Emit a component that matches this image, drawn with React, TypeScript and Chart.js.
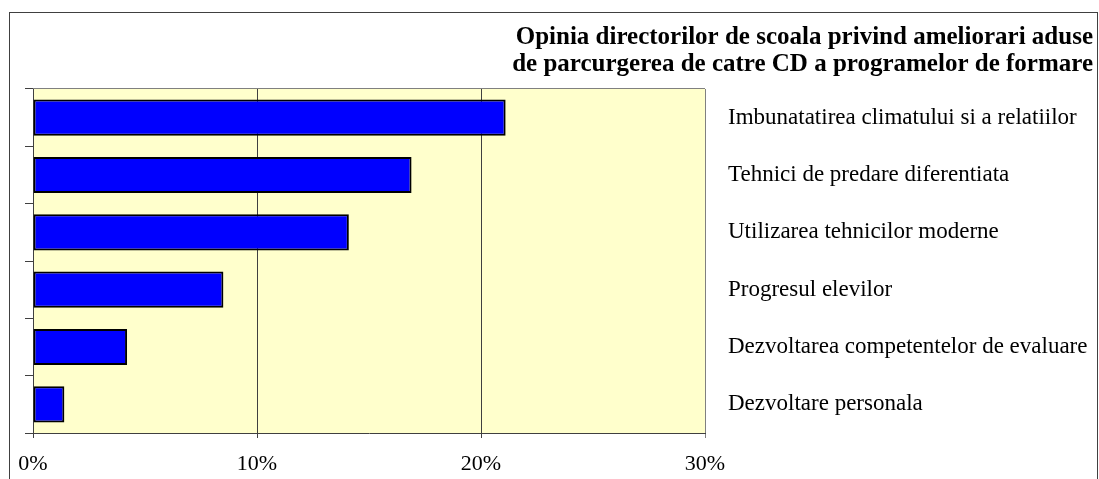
import React, { useEffect, useRef } from 'react';
import { Chart, registerables } from 'chart.js';

Chart.register(...registerables);

const categories = [
  'Imbunatatirea climatului si a relatiilor',
  'Tehnici de predare diferentiata',
  'Utilizarea tehnicilor moderne',
  'Progresul elevilor',
  'Dezvoltarea competentelor de evaluare',
  'Dezvoltare personala',
];
const values = [21.1, 16.9, 14.1, 8.5, 4.2, 1.4];
const titleLines = [
  'Opinia directorilor de scoala privind ameliorari aduse',
  'de parcurgerea de catre CD a programelor de formare',
];
const xMin = 0;
const xMax = 30;
const xStep = 10;

const FONT = "'Liberation Serif', 'Times New Roman', serif";

const framePlugin = {
  id: 'frameAndBackground',
  beforeDraw(chart: any) {
    const { ctx, chartArea: a } = chart;
    ctx.save();
    ctx.fillStyle = '#FFFFCC';
    ctx.fillRect(a.left, a.top, a.right - a.left, a.bottom - a.top);
    ctx.strokeStyle = '#808080';
    ctx.lineWidth = 1;
    ctx.beginPath();
    ctx.moveTo(a.left, a.top - 0.5);
    ctx.lineTo(a.right, a.top - 0.5);
    ctx.stroke();
    ctx.strokeStyle = '#404040';
    ctx.strokeRect(9.5, 12.5, 1088, 520);
    ctx.restore();
  },
};

export default function App() {
  const ref = useRef<HTMLCanvasElement | null>(null);

  useEffect(() => {
    document.body.style.margin = '0';
    if (!ref.current) return;
    const chart = new Chart(ref.current, {
      type: 'bar',
      data: {
        labels: categories,
        datasets: [
          {
            data: values,
            backgroundColor: '#0000FF',
            borderColor: '#000000',
            borderWidth: 2,
            borderSkipped: false,
            barPercentage: 0.63,
            categoryPercentage: 1,
          },
        ],
      },
      options: {
        indexAxis: 'y',
        animation: false,
        responsive: false,
        layout: { padding: { left: 0, right: 6, top: 0, bottom: 0 } },
        plugins: {
          legend: { display: false },
          tooltip: { enabled: false },
          title: {
            display: true,
            text: titleLines,
            align: 'end',
            color: '#000000',
            font: { family: FONT, size: 25, weight: 'bold', lineHeight: 1.08 },
            padding: { top: 24, bottom: 11 },
          },
        },
        scales: {
          x: {
            type: 'linear',
            position: 'bottom',
            min: xMin,
            max: xMax,
            ticks: {
              stepSize: xStep,
              color: '#000000',
              padding: 13,
              font: { family: FONT, size: 22 },
              callback: (v: any) => v + '%',
            },
            grid: {
              color: (c: any) => (c.index === 3 ? '#808080' : '#404040'),
              lineWidth: 1,
              tickLength: 5,
            },
            border: { display: true, color: '#404040', width: 1 },
            afterFit: (s: any) => {
              s.height = 46;
            },
          },
          y: {
            type: 'category',
            position: 'left',
            offset: true,
            ticks: { display: false },
            grid: {
              offset: true,
              drawOnChartArea: false,
              color: '#404040',
              tickLength: 8,
            },
            border: { display: true, color: '#404040', width: 1 },
            afterFit: (s: any) => {
              s.width = 33;
            },
          },
          y2: {
            type: 'category',
            position: 'right',
            offset: true,
            labels: categories,
            ticks: {
              color: '#000000',
              padding: 23,
              autoSkip: false,
              font: { family: FONT, size: 23 },
            },
            grid: { display: false, drawTicks: false },
            border: { display: false },
            afterFit: (s: any) => {
              s.width = 388;
            },
          },
        },
      },
      plugins: [framePlugin],
    });
    return () => chart.destroy();
  }, []);

  return (
    <div style={{ position: 'fixed', left: 0, top: 0 }}>
      <canvas ref={ref} width={1099} height={479} style={{ display: 'block' }} />
    </div>
  );
}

#####

_Exercise brief_: Give the data above again in full and unchanged, skipping the pictures.

_Answer to the problem_:
Emit a component that matches this image, drawn with React, TypeScript and Chart.js.
import React, { useEffect, useRef } from 'react';
import { Chart, registerables } from 'chart.js';

Chart.register(...registerables);

const categories = [
  'Imbunatatirea climatului si a relatiilor',
  'Tehnici de predare diferentiata',
  'Utilizarea tehnicilor moderne',
  'Progresul elevilor',
  'Dezvoltarea competentelor de evaluare',
  'Dezvoltare personala',
];
const values = [21.1, 16.9, 14.1, 8.5, 4.2, 1.4];
const titleLines = [
  'Opinia directorilor de scoala privind ameliorari aduse',
  'de parcurgerea de catre CD a programelor de formare',
];
const xMin = 0;
const xMax = 30;
const xStep = 10;

const FONT = "'Liberation Serif', 'Times New Roman', serif";

const framePlugin = {
  id: 'frameAndBackground',
  beforeDraw(chart: any) {
    const { ctx, chartArea: a } = chart;
    ctx.save();
    ctx.fillStyle = '#FFFFCC';
    ctx.fillRect(a.left, a.top, a.right - a.left, a.bottom - a.top);
    ctx.strokeStyle = '#808080';
    ctx.lineWidth = 1;
    ctx.beginPath();
    ctx.moveTo(a.left, a.top - 0.5);
    ctx.lineTo(a.right, a.top - 0.5);
    ctx.stroke();
    ctx.strokeStyle = '#404040';
    ctx.strokeRect(9.5, 12.5, 1088, 520);
    ctx.restore();
  },
};

export default function App() {
  const ref = useRef<HTMLCanvasElement | null>(null);

  useEffect(() => {
    document.body.style.margin = '0';
    if (!ref.current) return;
    const chart = new Chart(ref.current, {
      type: 'bar',
      data: {
        labels: categories,
        datasets: [
          {
            data: values,
            backgroundColor: '#0000FF',
            borderColor: '#000000',
            borderWidth: 2,
            borderSkipped: false,
            barPercentage: 0.63,
            categoryPercentage: 1,
          },
        ],
      },
      options: {
        indexAxis: 'y',
        animation: false,
        responsive: false,
        layout: { padding: { left: 0, right: 6, top: 0, bottom: 0 } },
        plugins: {
          legend: { display: false },
          tooltip: { enabled: false },
          title: {
            display: true,
            text: titleLines,
            align: 'end',
            color: '#000000',
            font: { family: FONT, size: 25, weight: 'bold', lineHeight: 1.08 },
            padding: { top: 24, bottom: 11 },
          },
        },
        scales: {
          x: {
            type: 'linear',
            position: 'bottom',
            min: xMin,
            max: xMax,
            ticks: {
              stepSize: xStep,
              color: '#000000',
              padding: 13,
              font: { family: FONT, size: 22 },
              callback: (v: any) => v + '%',
            },
            grid: {
              color: (c: any) => (c.index === 3 ? '#808080' : '#404040'),
              lineWidth: 1,
              tickLength: 5,
            },
            border: { display: true, color: '#404040', width: 1 },
            afterFit: (s: any) => {
              s.height = 46;
            },
          },
          y: {
            type: 'category',
            position: 'left',
            offset: true,
            ticks: { display: false },
            grid: {
              offset: true,
              drawOnChartArea: false,
              color: '#404040',
              tickLength: 8,
            },
            border: { display: true, color: '#404040', width: 1 },
            afterFit: (s: any) => {
              s.width = 33;
            },
          },
          y2: {
            type: 'category',
            position: 'right',
            offset: true,
            labels: categories,
            ticks: {
              color: '#000000',
              padding: 23,
              autoSkip: false,
              font: { family: FONT, size: 23 },
            },
            grid: { display: false, drawTicks: false },
            border: { display: false },
            afterFit: (s: any) => {
              s.width = 388;
            },
          },
        },
      },
      plugins: [framePlugin],
    });
    return () => chart.destroy();
  }, []);

  return (
    <div style={{ position: 'fixed', left: 0, top: 0 }}>
      <canvas ref={ref} width={1099} height={479} style={{ display: 'block' }} />
    </div>
  );
}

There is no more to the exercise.